Par Jacques Docquiert
Sur les vingt plus grandes entreprises mondiales, neuf sont passées au numérique et sont actuellement soumises à un taux d’imposition effectif deux fois moins élevé que celui appliqué à l’économie traditionnelle dans l’Union, lorsqu’elles n’échappent pas, en partie au moins, à l’impôt. « Nos règles mises en place avant l’existence d’internet ne permettent pas aux Etats d’imposer les entreprises numériques opérant en Europe lorsqu’elles n’y sont présentes physiquement que de manière limitée ou pas du tout. Cela représente pour les Etats membres des pertes fiscales qui ne cessent d’augmenter. C’est pourquoi nous proposons de mettre en place une nouvelle norme juridique et d’instaurer une taxe provisoire applicable aux activités numériques » a expliqué, cette semaine, Pierre Moscovici, le commissaire européen chargé des affaires économiques et financières, en présentant une série de mesures destinées à mieux taxer les géants du net, comme Google et Facebook.

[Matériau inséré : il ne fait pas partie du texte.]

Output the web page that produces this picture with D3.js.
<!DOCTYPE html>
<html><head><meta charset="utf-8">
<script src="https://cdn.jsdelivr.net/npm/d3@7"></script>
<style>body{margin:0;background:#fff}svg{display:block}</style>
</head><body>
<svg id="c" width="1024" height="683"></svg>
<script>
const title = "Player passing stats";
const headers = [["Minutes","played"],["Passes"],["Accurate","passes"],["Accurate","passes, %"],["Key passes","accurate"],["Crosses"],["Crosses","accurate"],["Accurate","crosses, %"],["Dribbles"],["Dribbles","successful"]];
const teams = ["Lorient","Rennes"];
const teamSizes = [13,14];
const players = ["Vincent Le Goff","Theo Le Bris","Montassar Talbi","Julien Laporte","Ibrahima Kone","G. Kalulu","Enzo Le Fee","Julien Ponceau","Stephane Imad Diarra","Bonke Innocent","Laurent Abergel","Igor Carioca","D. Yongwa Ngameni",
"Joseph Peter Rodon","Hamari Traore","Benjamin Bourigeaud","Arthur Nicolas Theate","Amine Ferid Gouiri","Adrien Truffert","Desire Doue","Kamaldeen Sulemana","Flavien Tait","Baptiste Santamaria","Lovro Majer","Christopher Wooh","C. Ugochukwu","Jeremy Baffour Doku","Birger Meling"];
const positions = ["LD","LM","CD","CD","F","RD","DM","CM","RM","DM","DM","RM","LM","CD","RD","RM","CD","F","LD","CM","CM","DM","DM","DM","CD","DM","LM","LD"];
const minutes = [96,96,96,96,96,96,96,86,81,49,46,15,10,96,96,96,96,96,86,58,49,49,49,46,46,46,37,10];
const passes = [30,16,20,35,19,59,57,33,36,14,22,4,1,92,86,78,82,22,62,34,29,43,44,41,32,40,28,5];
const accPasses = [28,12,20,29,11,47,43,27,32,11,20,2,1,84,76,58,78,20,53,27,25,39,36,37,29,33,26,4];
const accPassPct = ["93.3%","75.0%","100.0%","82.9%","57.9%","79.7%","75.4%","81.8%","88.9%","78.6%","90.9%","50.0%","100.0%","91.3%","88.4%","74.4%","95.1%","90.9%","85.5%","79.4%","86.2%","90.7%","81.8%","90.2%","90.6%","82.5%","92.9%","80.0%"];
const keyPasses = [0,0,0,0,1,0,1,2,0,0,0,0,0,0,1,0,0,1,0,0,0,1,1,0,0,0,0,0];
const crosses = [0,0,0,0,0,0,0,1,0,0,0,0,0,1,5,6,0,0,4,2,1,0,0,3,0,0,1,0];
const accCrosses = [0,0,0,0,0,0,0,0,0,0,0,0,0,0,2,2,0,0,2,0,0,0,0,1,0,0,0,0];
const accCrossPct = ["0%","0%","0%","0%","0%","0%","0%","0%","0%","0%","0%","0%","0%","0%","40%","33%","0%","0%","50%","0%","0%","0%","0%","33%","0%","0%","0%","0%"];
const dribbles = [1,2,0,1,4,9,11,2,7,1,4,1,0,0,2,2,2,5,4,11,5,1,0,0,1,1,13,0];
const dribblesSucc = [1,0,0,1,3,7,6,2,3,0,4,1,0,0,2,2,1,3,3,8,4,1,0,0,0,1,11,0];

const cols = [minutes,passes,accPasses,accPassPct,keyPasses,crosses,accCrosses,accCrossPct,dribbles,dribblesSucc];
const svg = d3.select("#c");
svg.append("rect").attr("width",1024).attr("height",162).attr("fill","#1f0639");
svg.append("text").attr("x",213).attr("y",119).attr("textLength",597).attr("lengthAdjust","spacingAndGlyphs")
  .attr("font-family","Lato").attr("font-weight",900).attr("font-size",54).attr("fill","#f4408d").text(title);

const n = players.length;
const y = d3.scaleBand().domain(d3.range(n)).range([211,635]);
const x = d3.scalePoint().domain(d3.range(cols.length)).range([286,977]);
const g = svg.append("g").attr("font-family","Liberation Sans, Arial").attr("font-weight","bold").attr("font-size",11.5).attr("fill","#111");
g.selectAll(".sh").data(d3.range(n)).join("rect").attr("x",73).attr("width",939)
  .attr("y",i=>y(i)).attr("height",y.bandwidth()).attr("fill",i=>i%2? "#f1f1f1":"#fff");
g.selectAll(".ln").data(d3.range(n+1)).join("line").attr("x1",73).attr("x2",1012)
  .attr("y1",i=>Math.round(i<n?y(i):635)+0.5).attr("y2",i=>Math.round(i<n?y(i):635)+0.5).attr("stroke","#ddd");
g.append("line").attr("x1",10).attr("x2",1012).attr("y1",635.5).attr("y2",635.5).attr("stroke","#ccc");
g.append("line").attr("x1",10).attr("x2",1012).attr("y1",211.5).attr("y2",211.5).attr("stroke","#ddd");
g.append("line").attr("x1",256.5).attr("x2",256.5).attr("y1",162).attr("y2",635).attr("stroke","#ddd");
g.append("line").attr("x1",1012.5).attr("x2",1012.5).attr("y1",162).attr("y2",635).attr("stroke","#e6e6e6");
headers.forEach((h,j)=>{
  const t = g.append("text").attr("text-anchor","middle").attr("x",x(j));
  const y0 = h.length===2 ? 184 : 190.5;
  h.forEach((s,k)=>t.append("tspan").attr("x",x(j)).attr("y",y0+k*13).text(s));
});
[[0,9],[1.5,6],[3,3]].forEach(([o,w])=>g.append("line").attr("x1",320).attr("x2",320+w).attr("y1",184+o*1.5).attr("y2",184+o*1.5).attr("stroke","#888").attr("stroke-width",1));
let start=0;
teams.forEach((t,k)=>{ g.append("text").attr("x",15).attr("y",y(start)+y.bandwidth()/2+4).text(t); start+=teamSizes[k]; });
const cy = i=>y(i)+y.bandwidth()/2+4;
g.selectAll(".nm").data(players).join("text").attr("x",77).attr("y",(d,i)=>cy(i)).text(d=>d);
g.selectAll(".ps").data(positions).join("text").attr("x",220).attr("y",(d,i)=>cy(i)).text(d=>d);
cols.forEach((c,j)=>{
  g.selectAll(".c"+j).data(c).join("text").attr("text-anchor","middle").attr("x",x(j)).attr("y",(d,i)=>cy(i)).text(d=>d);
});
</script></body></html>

Ce projet de taxation des multinationales du numérique, défendu notamment par Emmanuel Macron, devait faire l’objet d’un premier examen par les dirigeants de l’Union réunis jeudi et vendredi à Bruxelles. Le dossier est, en effet, urgent mais aussi très sensible. Les principales entreprises visées sont, en effet, américaines, même si P.Moscovici a pris soin de préciser qu’il ne s’agit « ni d’une taxe contre les GAFA, ni d’une taxe anti-américaine » et qu’il l’avait expliqué de « vive voix » au Secrétaire américain au trésor, Steven Mnuchin, afin de ne pas attiser les tensions entre les deux rives de l’Atlantique? Mais ce message a visiblement du mal à passer puisque, la semaine dernière, M.Mnuchin a expliqué que « les Etats-Unis s’opposeraient aux propositions de quelque pays que ce soit ciblant les compagnies numériques ». A l’opposé, Bruno Lemaire a estimé, mercredi, que le projet de Bruxelles « allait dans la bonne direction ». Pour la France, en effet, ainsi que pour les autres pays européens participant au G20 – Allemagne, Italie, Espagne et Royaume-Uni – les choses n’avancent pas assez rapidement au niveau international et il est donc légitime que l’UE prenne l’initiative.
Dans un premier temps, la Commission propose de taxer de 3% les revenus provenant d’activités numériques. Cette taxe serait appliquée aux groupes dont le chiffre d’affaires annuel mondial dépasserait 750 millions d’euros et dont les revenus dans l’Union excéderaient 50 millions d’euros. Au total, 150 à 120 entreprises seraient concernés, la moitié américaines, un bon tiers européennes et le reste asiatiques et surtout chinoises. Selon les experts, cette taxe rapporterait environ 5 milliards d’euros par an. Bruxelles vise ainsi les recettes publicitaires que les groupes tirent des données de leurs utilisateurs, notamment Facebook, Google, Twitter. D’autres entreprises, comme Airbnb ou Uber seraient également visées. A plus long terme, l’exécutif communautaire entend réformer les règles relatives à l’imposition des sociétés effectuant des activités numériques afin de permettre aux Etats de taxer les bénéfices réalisés sur leurs territoires, même si l’entreprise visée n’y est pas présente physiquement. Les « grands » états membres favorables à ces reformes devront cependant convaincre certains plus petits, comme l’Irlande, le Luxembourg et les Pays-Ba, qui offrent une fiscalité avantageuse pour attirer les entreprises. En effet, en matière fiscale, les décisions ne peuvent être prises qu’à l’unanimité dans l’UE.